[Charts and diagrams as code]

****

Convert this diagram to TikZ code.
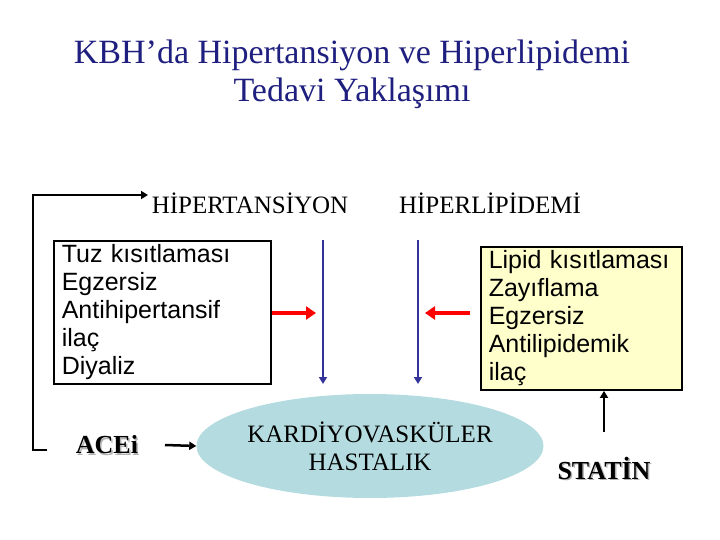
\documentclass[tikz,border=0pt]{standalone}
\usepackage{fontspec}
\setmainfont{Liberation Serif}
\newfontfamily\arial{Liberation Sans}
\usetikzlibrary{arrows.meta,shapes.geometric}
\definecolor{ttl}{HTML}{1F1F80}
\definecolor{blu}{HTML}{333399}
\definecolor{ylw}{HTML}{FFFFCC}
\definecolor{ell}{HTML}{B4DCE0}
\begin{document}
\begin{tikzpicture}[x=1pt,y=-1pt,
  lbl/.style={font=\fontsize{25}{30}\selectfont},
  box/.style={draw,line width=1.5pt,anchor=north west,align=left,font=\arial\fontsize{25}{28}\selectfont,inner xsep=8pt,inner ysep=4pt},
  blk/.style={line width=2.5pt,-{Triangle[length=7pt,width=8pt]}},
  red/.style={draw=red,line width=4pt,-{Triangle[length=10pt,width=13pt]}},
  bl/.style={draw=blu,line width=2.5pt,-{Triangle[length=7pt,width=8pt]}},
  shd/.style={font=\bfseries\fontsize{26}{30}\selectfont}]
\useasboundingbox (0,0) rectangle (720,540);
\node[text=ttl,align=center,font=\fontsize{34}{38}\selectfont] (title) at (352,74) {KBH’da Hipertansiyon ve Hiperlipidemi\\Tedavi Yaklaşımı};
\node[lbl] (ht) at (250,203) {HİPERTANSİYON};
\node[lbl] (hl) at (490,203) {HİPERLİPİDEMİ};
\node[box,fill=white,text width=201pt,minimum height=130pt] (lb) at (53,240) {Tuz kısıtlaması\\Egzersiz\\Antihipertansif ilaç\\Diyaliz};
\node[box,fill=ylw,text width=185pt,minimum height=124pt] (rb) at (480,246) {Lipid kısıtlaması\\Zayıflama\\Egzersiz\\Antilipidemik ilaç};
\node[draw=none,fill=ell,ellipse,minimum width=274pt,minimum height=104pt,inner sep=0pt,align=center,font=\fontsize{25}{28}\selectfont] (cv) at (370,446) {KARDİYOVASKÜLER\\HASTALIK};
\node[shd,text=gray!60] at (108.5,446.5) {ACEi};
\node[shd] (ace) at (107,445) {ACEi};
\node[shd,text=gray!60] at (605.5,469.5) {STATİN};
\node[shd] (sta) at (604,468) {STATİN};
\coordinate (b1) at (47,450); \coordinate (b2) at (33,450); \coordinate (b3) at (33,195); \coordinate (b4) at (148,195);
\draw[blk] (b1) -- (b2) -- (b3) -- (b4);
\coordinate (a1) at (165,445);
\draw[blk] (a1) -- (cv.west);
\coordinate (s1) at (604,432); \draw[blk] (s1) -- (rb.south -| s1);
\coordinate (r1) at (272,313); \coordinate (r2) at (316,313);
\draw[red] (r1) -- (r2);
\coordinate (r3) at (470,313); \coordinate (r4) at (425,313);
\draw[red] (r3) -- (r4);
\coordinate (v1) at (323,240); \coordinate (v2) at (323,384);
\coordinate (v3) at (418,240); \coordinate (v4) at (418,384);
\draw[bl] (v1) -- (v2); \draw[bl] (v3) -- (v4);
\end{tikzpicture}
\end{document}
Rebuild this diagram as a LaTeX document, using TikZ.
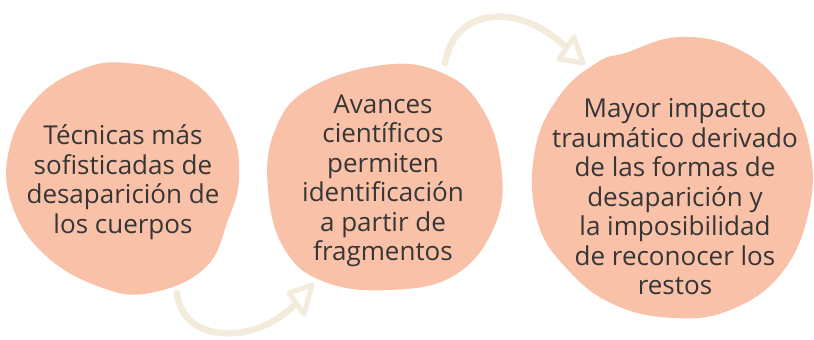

****

PROBLEM REQUIREMENTS:
Reproduce each entry precisely. Leave the pictures out.

THE COMPLETED TASK:
Convert this diagram to TikZ code.
\documentclass[tikz,border=0pt]{standalone}
\usepackage{fontspec}
\setmainfont{Liberation Serif}
\newfontfamily\arial{Liberation Sans}
\usetikzlibrary{arrows.meta,shapes.geometric}
\definecolor{ttl}{HTML}{1F1F80}
\definecolor{blu}{HTML}{333399}
\definecolor{ylw}{HTML}{FFFFCC}
\definecolor{ell}{HTML}{B4DCE0}
\begin{document}
\begin{tikzpicture}[x=1pt,y=-1pt,
  lbl/.style={font=\fontsize{25}{30}\selectfont},
  box/.style={draw,line width=1.5pt,anchor=north west,align=left,font=\arial\fontsize{25}{28}\selectfont,inner xsep=8pt,inner ysep=4pt},
  blk/.style={line width=2.5pt,-{Triangle[length=7pt,width=8pt]}},
  red/.style={draw=red,line width=4pt,-{Triangle[length=10pt,width=13pt]}},
  bl/.style={draw=blu,line width=2.5pt,-{Triangle[length=7pt,width=8pt]}},
  shd/.style={font=\bfseries\fontsize{26}{30}\selectfont}]
\useasboundingbox (0,0) rectangle (720,540);
\node[text=ttl,align=center,font=\fontsize{34}{38}\selectfont] (title) at (352,74) {KBH’da Hipertansiyon ve Hiperlipidemi\\Tedavi Yaklaşımı};
\node[lbl] (ht) at (250,203) {HİPERTANSİYON};
\node[lbl] (hl) at (490,203) {HİPERLİPİDEMİ};
\node[box,fill=white,text width=201pt,minimum height=130pt] (lb) at (53,240) {Tuz kısıtlaması\\Egzersiz\\Antihipertansif ilaç\\Diyaliz};
\node[box,fill=ylw,text width=185pt,minimum height=124pt] (rb) at (480,246) {Lipid kısıtlaması\\Zayıflama\\Egzersiz\\Antilipidemik ilaç};
\node[draw=none,fill=ell,ellipse,minimum width=274pt,minimum height=104pt,inner sep=0pt,align=center,font=\fontsize{25}{28}\selectfont] (cv) at (370,446) {KARDİYOVASKÜLER\\HASTALIK};
\node[shd,text=gray!60] at (108.5,446.5) {ACEi};
\node[shd] (ace) at (107,445) {ACEi};
\node[shd,text=gray!60] at (605.5,469.5) {STATİN};
\node[shd] (sta) at (604,468) {STATİN};
\coordinate (b1) at (47,450); \coordinate (b2) at (33,450); \coordinate (b3) at (33,195); \coordinate (b4) at (148,195);
\draw[blk] (b1) -- (b2) -- (b3) -- (b4);
\coordinate (a1) at (165,445);
\draw[blk] (a1) -- (cv.west);
\coordinate (s1) at (604,432); \draw[blk] (s1) -- (rb.south -| s1);
\coordinate (r1) at (272,313); \coordinate (r2) at (316,313);
\draw[red] (r1) -- (r2);
\coordinate (r3) at (470,313); \coordinate (r4) at (425,313);
\draw[red] (r3) -- (r4);
\coordinate (v1) at (323,240); \coordinate (v2) at (323,384);
\coordinate (v3) at (418,240); \coordinate (v4) at (418,384);
\draw[bl] (v1) -- (v2); \draw[bl] (v3) -- (v4);
\end{tikzpicture}
\end{document}
Rebuild this diagram as a LaTeX document, using TikZ.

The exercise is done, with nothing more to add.